《事案の概要》
ガールズバーで従業員として働いていた未成年の少年が,風営法違反(無許可)で逮捕された事例です。
ガールズバーは,通常のバーや居酒屋などと同様に風営法上の深酒営業(深夜酒類提供飲食店)の届出で営業していることが多いです。
簡単にいうと,深夜も営業する店は届出を出しなさいよと風営法に定められているので,その届出を出しているということです。
今回のお店も深酒営業の届出を出していました。
では,なぜこの少年は逮捕されたのでしょうか?
風営法には,キャバクラやホストクラブのようなお客さんに接待をすることが想定されているお店についても定められています。
接待をするキャバクラやホストクラブでは,深夜(午前0時,1時以降)の営業は禁止されています。
そして,接待をするお店は,風営法上の許可が必要になります。
すなわち,接待をするには風営法上の許可が必要で,この許可を得ずに接待営業をしていた場合には,無許可営業になってしまうのです。

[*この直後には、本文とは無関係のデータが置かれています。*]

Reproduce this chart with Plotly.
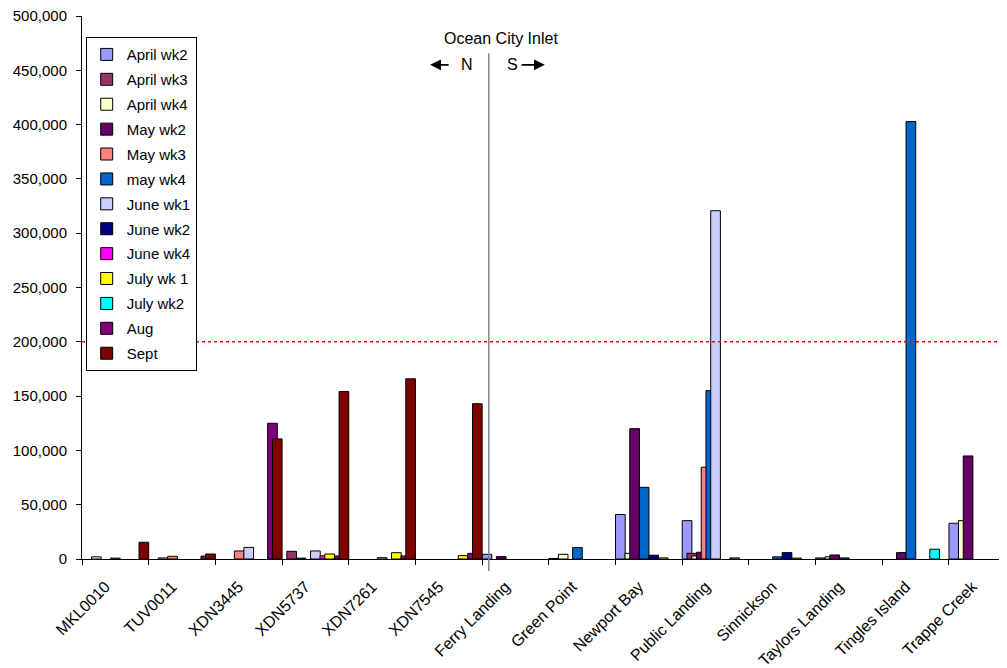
import plotly.graph_objects as go

sites = ['MKL0010', 'TUV0011', 'XDN3445', 'XDN5737', 'XDN7261', 'XDN7545',
         'Ferry Landing', 'Green Point', 'Newport Bay', 'Public Landing',
         'Sinnickson', 'Taylors Landing', 'Tingles Island', 'Trappe Creek']

april_wk2 = [None, None, None, None, None, None, 4300, 500, 41000, 35300, None, 1000, None, 32900]
april_wk3 = [None, None, None, 7100, None, None, None, None, None, 5200, None, None, None, None]
april_wk4 = [2000, 1000, None, None, None, None, None, 4300, 5200, 2800, None, 2000, None, 35300]
may_wk2 = [None, None, None, 800, None, None, 2200, None, 120000, 6200, None, 3700, 5900, 94900]
may_wk3 = [None, 2500, 7400, None, None, None, None, None, None, 84500, None, None, None, None]
may_wk4 = [None, None, None, None, None, None, None, 10500, 66000, 155000, 2000, 1000, 402800, None]
june_wk1 = [800, None, 10700, 7400, 1200, None, None, None, None, 320700, None, None, None, None]
june_wk2 = [None, None, None, None, None, None, None, None, 3500, None, 5900, None, None, None]
june_wk4 = [None, None, None, 3000, None, None, None, None, None, None, None, None, None, None]
july_wk1 = [None, None, None, 4600, 5800, 3100, None, None, 1000, None, 800, None, None, None]
july_wk2 = [None, None, None, None, None, None, None, None, None, 1000, None, None, 9000, None]
aug = [None, 2700, 125000, 2800, 2800, 5200, None, None, None, None, None, None, None, None]
sept = [15400, 4600, 110600, 154200, 165900, 143000, None, None, None, None, None, None, None, None]

series_names = ['April wk2', 'April wk3', 'April wk4', 'May wk2', 'May wk3', 'may wk4',
                'June wk1', 'June wk2', 'June wk4', 'July wk 1', 'July wk2', 'Aug', 'Sept']
series_values = [april_wk2, april_wk3, april_wk4, may_wk2, may_wk3, may_wk4,
                 june_wk1, june_wk2, june_wk4, july_wk1, july_wk2, aug, sept]

COLORS = ['#9999FF', '#993366', '#FFFFCC', '#660066', '#FF8080', '#0066CC',
          '#CCCCFF', '#000080', '#FF00FF', '#FFFF00', '#00FFFF', '#800080', '#800000']

FONT = 'Liberation Sans, Arial, sans-serif'

# excel-style overlapping bars: each series shifted a bit, later ones drawn on top
BAR_W = 0.145
STEP = (1.0 - BAR_W) / 12

fig = go.Figure()

for i, (name, vals) in enumerate(zip(series_names, series_values)):
    fig.add_trace(go.Bar(
        x=sites,
        y=vals,
        name=name,
        width=BAR_W,
        offset=-0.5 + i * STEP,
        marker=dict(color=COLORS[i], line=dict(color='black', width=1)),
        legendgroup=name
    ))

# 200,000 threshold
fig.add_shape(type='line', xref='paper', yref='y', x0=0, x1=1, y0=200000, y1=200000,
              line=dict(color='red', width=1.5, dash='dot'))

# Ocean City Inlet divider
inlet_x = 5.6
fig.add_shape(type='line', xref='x', yref='paper', x0=inlet_x, x1=inlet_x, y0=-0.022, y1=0.931,
              line=dict(color='#808080', width=1.5))

label_font = dict(size=16, color='black')
fig.add_annotation(x=5.78, y=0.958, xref='x', yref='paper', text='Ocean City Inlet',
                   showarrow=False, xanchor='center', yanchor='middle', font=label_font)
fig.add_annotation(x=5.27, y=0.91, xref='x', yref='paper', text='N',
                   showarrow=False, xanchor='center', yanchor='middle', font=label_font)
fig.add_annotation(x=5.95, y=0.91, xref='x', yref='paper', text='S',
                   showarrow=False, xanchor='center', yanchor='middle', font=label_font)
for tip, tail in [(4.72, 5.02), (6.44, 6.07)]:
    fig.add_annotation(x=tip, y=0.91, ax=tail, ay=0, xref='x', yref='paper',
                       axref='x', ayref='pixel', text='', showarrow=True,
                       arrowhead=2, arrowsize=1.2, arrowwidth=1.8, arrowcolor='black')

# page body adds 8px around the figure, so margins are trimmed to match
fig.update_layout(
    width=999,
    height=660,
    barmode='overlay',
    plot_bgcolor='white',
    paper_bgcolor='white',
    font=dict(family=FONT, size=15, color='black'),
    margin=dict(l=74, r=0, t=8, b=109),
    showlegend=True,
    legend=dict(
        x=0.004, y=0.961, xanchor='left', yanchor='top',
        bgcolor='white', bordercolor='black', borderwidth=1,
        font=dict(size=15), tracegroupgap=2.4, traceorder='grouped'
    ),
    xaxis=dict(
        range=[-0.5, 13.37],
        showline=True, linecolor='black', linewidth=1,
        ticks='outside', ticklen=5, tickcolor='black', tickson='boundaries',
        tickangle=-45, showgrid=False, automargin=False,
        tickfont=dict(size=16), ticklabelstandoff=11, ticklabelshift=-10
    ),
    yaxis=dict(
        range=[0, 500000],
        tickvals=list(range(0, 500001, 50000)), tickformat=',',
        showline=True, linecolor='black', linewidth=1,
        ticks='outside', ticklen=5, tickcolor='black',
        showgrid=False, zeroline=False, automargin=False,
        tickfont=dict(size=15), ticklabelstandoff=6, ticklabeloverflow='allow'
    )
)

fig.write_html('out.html')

本件では,未成年の少年が働いていたガールズバーは,深酒営業の届出は出していたが,接待をするための許可を得ていなかった。
許可がないのに,そのガールズバーでは,女性キャストにお客さんの接待をさせていたのです。
そのため,そのガールズバーで働いていた少年も逮捕されてしまいました。
《弁護活動とその結果》
当法律事務所の弁護士が少年の弁護人につきました。
早期の釈放のため,少年の両親の身柄引受書に弁護士の意見書を付して検察庁,裁判所に提出を行いました。
しかし,10日間の勾留決定が出されてしまいました。
お店がからむ風営法違反の場合には,関与していた人が複数になること,証拠の収集・分析に時間がかかることなどから,逮捕・勾留されてしまうケースが多いです。
その後,再度詳細な事実関係や証拠関係を把握し,少年のお店での地位や今後の過ごし方,両親の監督能力や監督方法等について意見書を作成し,検察庁・裁判所に提出をしました。
その結果,少年は,勾留が延長することも,観護措置決定となり少年鑑別所に入ることもなく,無事に釈放されました。
その後,少年審判について,家庭裁判所の調査官,裁判官と話をし,意見書を提出したところ,審判不開始決定がなされ,本件は無事に終了しました。